Let’s process the chain to put the statistics into the objective. Here we’ll use the process_chain utility function that’s designed for use with emcee chains. This function assumes that the chain has shape (nsteps, nwalkers, nvars). The chain from dynesty has shape (nsamples, nvars), so we can fake the dynesty chain into looking like an emcee chain by putting an extra axis in.

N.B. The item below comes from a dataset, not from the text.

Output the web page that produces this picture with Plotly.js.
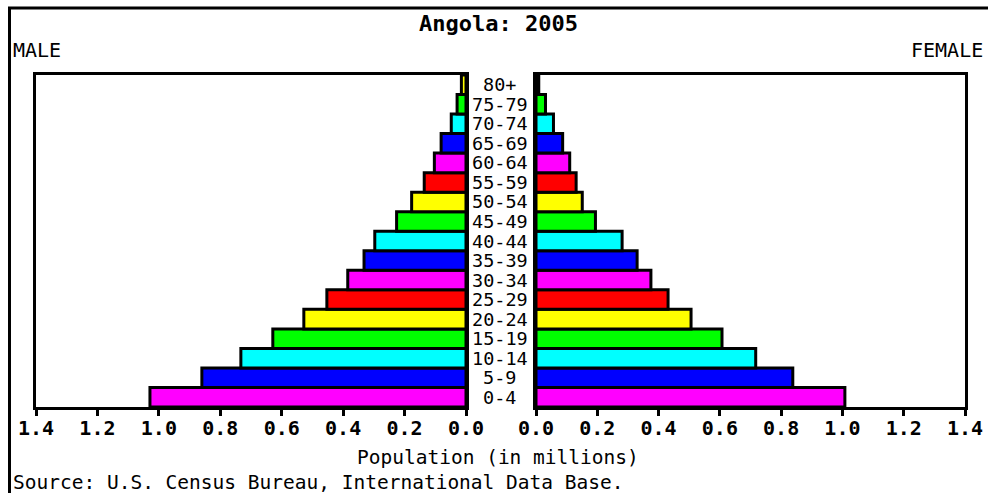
<!DOCTYPE html>
<html>
<head>
<meta charset="utf-8">
<script src="https://cdn.plot.ly/plotly-3.0.1.min.js"></script>
<style>html,body{margin:0;padding:0;background:#fff;}#chart{width:988px;height:493px;}</style>
</head>
<body>
<div id="chart"></div>
<script>
// Data (population in millions), ordered from youngest to oldest
const ageGroups = ["0-4","5-9","10-14","15-19","20-24","25-29","30-34","35-39","40-44","45-49","50-54","55-59","60-64","65-69","70-74","75-79","80+"];
const male   = [1.029,0.860,0.733,0.629,0.528,0.453,0.385,0.332,0.297,0.226,0.177,0.136,0.103,0.081,0.048,0.029,0.015];
const female = [1.008,0.838,0.717,0.607,0.506,0.431,0.375,0.330,0.281,0.194,0.151,0.131,0.110,0.087,0.057,0.031,0.009];
const tickVals = [0,0.2,0.4,0.6,0.8,1.0,1.2,1.4];
const tickText = ["0.0","0.2","0.4","0.6","0.8","1.0","1.2","1.4"];
// color pattern (bottom to top)
const barColors = ["#ff00ff","#0000ff","#00ffff","#00ff00","#ffff00","#ff0000","#ff00ff","#0000ff","#00ffff","#00ff00","#ffff00","#ff0000","#ff00ff","#0000ff","#00ffff","#00ff00","#ffff00"];

const W = 988, H = 493;
const px = v => v / W;
const py = v => 1 - v / H;
const FONT = "DejaVu Sans Mono";

const traces = [
  {type:'bar', orientation:'h', y:ageGroups, x:male, xaxis:'x', yaxis:'y',
   marker:{color:barColors, line:{color:'#000', width:3}}, hoverinfo:'skip'},
  {type:'bar', orientation:'h', y:ageGroups, x:female, xaxis:'x2', yaxis:'y2',
   marker:{color:barColors, line:{color:'#000', width:3}}, hoverinfo:'skip'}
];

const axCommon = {
  showgrid:false, zeroline:false, showline:true, mirror:true, linecolor:'#000', linewidth:3,
  ticks:'outside', ticklen:6, tickwidth:3, tickcolor:'#000', ticklabelstandoff:-5,
  tickvals:tickVals, ticktext:tickText,
  tickfont:{family:FONT, size:20, color:'#000', weight:'bold'}, fixedrange:true
};
const yCommon = {
  showgrid:false, zeroline:false, showline:true, mirror:true, linecolor:'#000', linewidth:3,
  showticklabels:false, ticks:'', type:'category', categoryorder:'array', categoryarray:ageGroups,
  domain:[py(407), py(75)], range:[-0.5, ageGroups.length-0.5], fixedrange:true
};

const annotations = [
  {text:'Angola: 2005', x:px(498.5), y:py(23), xref:'paper', yref:'paper', xanchor:'center', yanchor:'middle', showarrow:false,
   font:{family:FONT, size:22, color:'#000', weight:'bold'}},
  {text:'MALE', x:px(11), y:py(50), xref:'paper', yref:'paper', xanchor:'left', yanchor:'middle', showarrow:false,
   font:{family:FONT, size:20, color:'#000'}},
  {text:'FEMALE', x:px(985), y:py(50), xref:'paper', yref:'paper', xanchor:'right', yanchor:'middle', showarrow:false,
   font:{family:FONT, size:20, color:'#000'}},
  {text:'Population (in millions)', x:px(498), y:py(457), xref:'paper', yref:'paper', xanchor:'center', yanchor:'middle', showarrow:false,
   font:{family:FONT, size:19.5, color:'#000'}},
  {text:'Source: U.S. Census Bureau, International Data Base.', x:px(11), y:py(482), xref:'paper', yref:'paper', xanchor:'left', yanchor:'middle', showarrow:false,
   font:{family:FONT, size:19.5, color:'#000'}}
];
ageGroups.forEach(g => annotations.push({
  text:g, x:px(499.5), y:g, xref:'paper', yref:'y', xanchor:'center', yanchor:'middle', showarrow:false,
  font:{family:FONT, size:18.5, color:'#000'}
}));

const layout = {
  width:W, height:H, margin:{l:0,r:0,t:0,b:0}, paper_bgcolor:'#fff', plot_bgcolor:'#fff',
  showlegend:false, bargap:0,
  xaxis:Object.assign({}, axCommon, {domain:[px(36), px(466)], range:[1.4, 0], anchor:'y'}),
  xaxis2:Object.assign({}, axCommon, {domain:[px(536), px(965)], range:[0, 1.4], anchor:'y2'}),
  yaxis:Object.assign({}, yCommon, {anchor:'x'}),
  yaxis2:Object.assign({}, yCommon, {anchor:'x2'}),
  annotations:annotations,
  shapes:[
    {type:'line', xref:'paper', yref:'paper', x0:px(8), x1:1, y0:py(8), y1:py(8), line:{color:'#000', width:3}},
    {type:'line', xref:'paper', yref:'paper', x0:px(9.5), x1:px(9.5), y0:py(8), y1:0, line:{color:'#000', width:3}}
  ]
};

Plotly.newPlot('chart', traces, layout, {staticPlot:true, displayModeBar:false});
</script>
</body>
</html>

process_chain(objective, chain[:, None, :]);
print(objective)
________________________________________________________________________________
Objective - 12912394064
Dataset = c_PLP0011859_q
datapoints = 408
chi2 = 919.588838133723
Weighted = True
Transform = Transform('logY')
________________________________________________________________________________
Parameters:       ''       
________________________________________________________________________________
Parameters: 'instrument parameters'
<Parameter:    'scale'    , value=0.879388 +/- 0.00298, bounds=[0.6, 1.2]>
<Parameter:     'bkg'     , value=4.5882e-07 +/- 2.2e-08, bounds=[1e-09, 9e-06]>
<Parameter:'dq - resolution', value=5  (fixed) , bounds=[-inf, inf]>
<Parameter:  'q_offset'   , value=0  (fixed) , bounds=[-inf, inf]>
________________________________________________________________________________
Parameters: 'Structure - ' 
________________________________________________________________________________
Parameters:      'Si'      
<Parameter: 'Si - thick'  , value=0  (fixed) , bounds=[-inf, inf]>
________________________________________________________________________________
Parameters:      'Si'      
<Parameter:  'Si - sld'   , value=2.07  (fixed) , bounds=[-inf, inf]>
<Parameter:  'Si - isld'  , value=0  (fixed) , bounds=[-inf, inf]>
<Parameter: 'Si - rough'  , value=0  (fixed) , bounds=[-inf, inf]>
<Parameter:'Si - volfrac solvent', value=0  (fixed) , bounds=[0.0, 1.0]>
________________________________________________________________________________
Parameters:     'SiO2'     
<Parameter:'SiO2 - thick' , value=38.6378 +/- 0.366, bounds=[15.0, 50.0]>
________________________________________________________________________________
Parameters:     'SiO2'     
<Parameter: 'SiO2 - sld'  , value=3.47  (fixed) , bounds=[-inf, inf]>
<Parameter: 'SiO2 - isld' , value=0  (fixed) , bounds=[-inf, inf]>
<Parameter:'SiO2 - rough' , value=5.83292 +/- 0.301, bounds=[1.0, 15.0]>
<Parameter:'SiO2 - volfrac solvent', value=0  (fixed) , bounds=[0.0, 1.0]>
________________________________________________________________________________
Parameters:     'film'     
<Parameter:'film - thick' , value=259.039 +/- 0.245, bounds=[200.0, 300.0]>
________________________________________________________________________________
Parameters:     'film'     
<Parameter: 'film - sld'  , value=2.40202 +/- 0.0126, bounds=[0.1, 3.0]>
<Parameter: 'film - isld' , value=0  (fixed) , bounds=[-inf, inf]>
<Parameter:'film - rough' , value=8.8282 +/- 0.353, bounds=[1.0, 15.0]>
<Parameter:'film - volfrac solvent', value=0  (fixed) , bounds=[0.0, 1.0]>
________________________________________________________________________________
Parameters:      'd2o'     
<Parameter: 'd2o - thick' , value=0  (fixed) , bounds=[-inf, inf]>
________________________________________________________________________________
Parameters:      'd2o'     
<Parameter:  'd2o - sld'  , value=6.36  (fixed) , bounds=[-inf, inf]>
<Parameter: 'd2o - isld'  , value=0  (fixed) , bounds=[-inf, inf]>
<Parameter: 'd2o - rough' , value=3.78755 +/- 0.115, bounds=[1.0, 15.0]>
<Parameter:'d2o - volfrac solvent', value=0  (fixed) , bounds=[0.0, 1.0]>

Conclusions

Hopefully you’ve found it useful to see how the three sampling packages can be used to obtain posterior distributions for the parameter set. All have high performance. The emcee sampler will probably stay the default, but it may be useful to look into both pymc and dynesty to see what useful (unique) features they may offer - especially if dynesty appears to have a much faster sampling rate.